Govindacharya further said that water of river Ganga plays a vital role in hindu ceremonies, in rituals of birth and initiation of marriage and death. “We can’t imagine Hinduism without Ganga because this river is the essence of Hinduism and as such the pollution of this river means the death of our glorious culture and precious civilization”, he said. He added that Ganga is an apt example of our rich heritage which stands like a bedrock to support and sustain our present as well as our future.
While witnessing the exhibits on display, Govindacharya said that exhibitions, such as this, play a significant role to awaken people’s consciousness and their duties to save rivers of India. It is biggest platform for mass awareness and is a great effort of a great person who spread mythological social, economic, cultural and scientific significance of Ganga to people and encourage for their active participation to save such a holy river that nourish them.
The convener of the Ganga exhibition, Prof DN Shukla of the department of Botany, Allahabad University, welcomed Govindacharya and said that the exhibition has been held since last 36 years during the Magh Mela, Ardh and Maha Kumbha at Allahabad from with objectives to create large scale awareness in the stark reality of environmental pollution in general and Ganga pollution in particular.

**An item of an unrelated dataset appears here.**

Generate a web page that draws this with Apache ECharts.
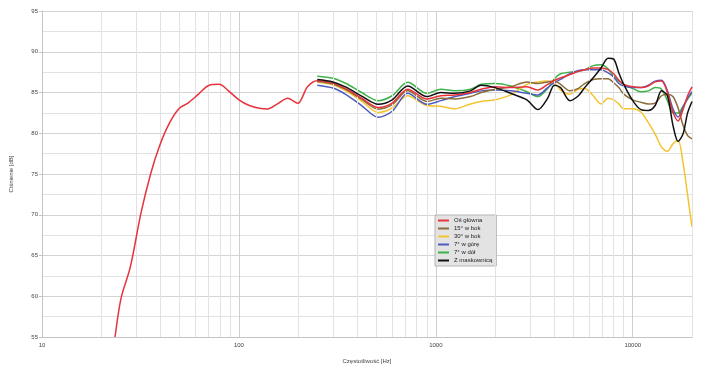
<!DOCTYPE html>
<html>
<head>
<meta charset="utf-8">
<script src="https://cdn.jsdelivr.net/npm/echarts@6/dist/echarts.min.js"></script>
<style>
html,body{margin:0;padding:0;background:#fff;}
#chart{width:705px;height:371px;}
</style>
</head>
<body>
<div id="chart"></div>
<script>
// ---- data ----
const seriesNames = ['Oś główna', '15° w bok', '30° w bok', '7° w górę', '7° w dół', 'Z maskownicą'];
const xTickLabels = ['10', '100', '1000', '10000'];
const minorGridFreqs = [20,30,40,50,60,70,80,90,200,300,400,500,600,700,800,900,2000,3000,4000,5000,6000,7000,8000,9000,20000];

// Main axis, low-frequency part (only measured for the main axis)
const freqLow = [23.5,25.2,28.1,31.8,35.7,39.4,44.3,49.8,54.9,61.7,70.6,79.4,87.6,100,113,127,140,157,177,199,223];
const mainLow = [55.0,59.75,63.6,70.2,75.1,78.35,81.2,83.06,83.67,84.7,85.9,86.0,85.3,84.1,83.4,83.06,82.98,83.6,84.3,83.67,85.7];

// Shared frequency grid for all curves above 250 Hz
const freqHigh = [250,300,350,420,510,600,720,900,1060,1250,1500,1700,2000,2400,2900,3300,3700,4000,4300,4800,5300,5700,6300,6900,7500,8000,8500,9000,10000,11000,12000,13000,14000,15000,16000,17000,18000,19000,20000];

const mainHigh   = [86.45,86.15,85.45,84.3,83.15,83.7,85.4,84.2,84.6,84.7,85.0,85.4,85.7,85.6,85.7,85.3,86.0,86.5,86.8,87.2,87.6,87.8,88.0,88.0,87.8,87.3,86.5,86.0,85.7,85.6,85.8,86.3,86.4,85.0,82.6,81.5,82.9,84.6,85.7];
const side15     = [86.35,86.05,85.35,84.15,82.95,83.5,85.2,83.9,84.3,84.2,84.5,85.0,85.4,85.7,86.3,86.1,86.3,86.4,86.0,85.2,85.5,86.1,86.6,86.7,86.7,86.2,85.6,84.8,84.1,83.8,83.6,83.7,84.6,84.8,84.5,83.1,81.0,79.7,79.3];
const side30     = [86.25,85.95,85.2,83.95,82.55,83.1,84.6,83.4,83.3,83.0,83.6,83.9,84.1,84.7,86.0,86.3,86.4,86.2,85.3,84.8,85.4,85.5,84.6,83.6,84.3,84.1,83.6,83.0,83.0,82.6,81.3,79.9,78.3,77.8,78.7,79.1,76.4,72.4,68.5];
const up7        = [85.9,85.55,84.75,83.4,81.95,82.7,84.9,83.55,84.0,84.5,84.9,85.2,85.3,85.2,84.9,84.7,85.6,86.2,86.6,87.3,87.7,87.8,87.8,87.8,87.4,86.9,86.1,85.8,85.6,85.6,85.9,86.4,86.5,85.2,83.0,82.0,83.2,84.3,85.1];
const down7      = [87.0,86.75,86.1,85.0,84.0,84.6,86.25,84.9,85.4,85.2,85.4,86.0,86.1,85.8,85.1,84.5,85.5,86.7,87.3,87.5,87.6,87.8,88.3,88.4,87.9,87.0,86.4,86.0,85.5,85.1,85.2,85.6,85.4,84.0,82.5,82.5,83.3,84.2,84.9];
const withGrille = [86.6,86.3,85.65,84.55,83.55,84.1,85.8,84.5,85.0,84.9,85.2,85.9,85.6,84.9,84.1,82.9,84.3,85.9,85.6,84.0,84.6,85.6,86.8,88.0,89.2,89.1,87.4,86.0,84.0,82.9,82.8,83.4,85.2,84.6,81.0,79.0,79.9,82.5,83.9];

const colors = {
  main: '#e8323c', s15: '#8a6d3b', s30: '#f4c430', up: '#4f5bbd', down: '#3fb24a', grille: '#111111'
};

// ---- build ----
const zip = (xs, ys) => xs.map((x, i) => [x, ys[i]]);
const mainData = zip(freqLow, mainLow).concat(zip(freqHigh, mainHigh));

function lineSeries(name, data, color, z) {
  return {
    name: name, type: 'line', data: data, showSymbol: false, symbol: 'none',
    smooth: 0.3, z: z, animation: false,
    lineStyle: { color: color, width: 1.5 }, itemStyle: { color: color }
  };
}

const chart = echarts.init(document.getElementById('chart'), null, { renderer: 'canvas' });
const font = 'Liberation Sans, Arial, sans-serif';

chart.setOption({
  backgroundColor: '#ffffff',
  animation: false,
  textStyle: { fontFamily: font },
  grid: { left: 41, right: 13, top: 11, bottom: 34 },
  legend: {
    data: seriesNames,
    orient: 'vertical', left: 435, top: 215,
    icon: 'rect',
    backgroundColor: '#e3e3e3', borderColor: '#b5b5b5', borderWidth: 1,
    padding: [2, 4, 2, 3], itemGap: 1, itemWidth: 11, itemHeight: 2,
    textStyle: { fontSize: 6, color: '#222', fontFamily: font, lineHeight: 7 }
  },
  xAxis: {
    type: 'log', logBase: 10, min: 10, max: 20000,
    name: 'Częstotliwość [Hz]', nameLocation: 'middle', nameGap: 21,
    nameTextStyle: { fontSize: 6, color: '#444' },
    axisLine: { show: true, lineStyle: { color: '#c4c4c4' } },
    axisTick: { show: false },
    axisLabel: {
      fontSize: 6, color: '#444', margin: 5,
      formatter: function (v) { const r = String(Math.round(v)); return xTickLabels.indexOf(r) >= 0 ? r : ''; }
    },
    splitLine: { show: true, lineStyle: { color: '#cfcfcf', width: 1 } }
  },
  yAxis: {
    type: 'value', min: 55, max: 95, interval: 5,
    name: 'Ciśnienie [dB]', nameLocation: 'middle', nameGap: 28, nameRotate: 90,
    nameTextStyle: { fontSize: 6, color: '#444' },
    axisLine: { show: true, lineStyle: { color: '#c4c4c4' } },
    axisTick: { show: true, length: 3, lineStyle: { color: '#c4c4c4' } },
    axisLabel: { fontSize: 6, color: '#444', margin: 4 },
    splitLine: { show: true, lineStyle: { color: '#d4d4d4', width: 1 } },
    minorTick: { show: false, splitNumber: 2 },
    minorSplitLine: { show: true, lineStyle: { color: '#e2e2e2', width: 1 } }
  },
  series: [
    {
      name: 'grid', type: 'line', data: [], z: 1, silent: true, animation: false,
      markLine: {
        silent: true, animation: false, symbol: ['none', 'none'],
        label: { show: false },
        lineStyle: { color: '#e2e2e2', type: 'solid', width: 1 },
        emphasis: { disabled: true },
        data: minorGridFreqs.map(v => ({ xAxis: v }))
      }
    },
    lineSeries(seriesNames[4], zip(freqHigh, down7), colors.down, 3),
    lineSeries(seriesNames[2], zip(freqHigh, side30), colors.s30, 3),
    lineSeries(seriesNames[3], zip(freqHigh, up7), colors.up, 4),
    lineSeries(seriesNames[1], zip(freqHigh, side15), colors.s15, 4),
    lineSeries(seriesNames[0], mainData, colors.main, 5),
    lineSeries(seriesNames[5], zip(freqHigh, withGrille), colors.grille, 6)
  ]
});
</script>
</body>
</html>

He further said the the Ganga ecosystem and its food web must view holistically with integrated and watershed perspectives. It is of great importance in northern India because its water is used for human and cattle consumption, power generation, fish production, and irrigation and for pilgrimage. It is considered as ‘River of Life’. So, pollution of Ganga affects more than 400 million people as well as animals and all the organisms that are directly or indirectly dependent upon Ganga water.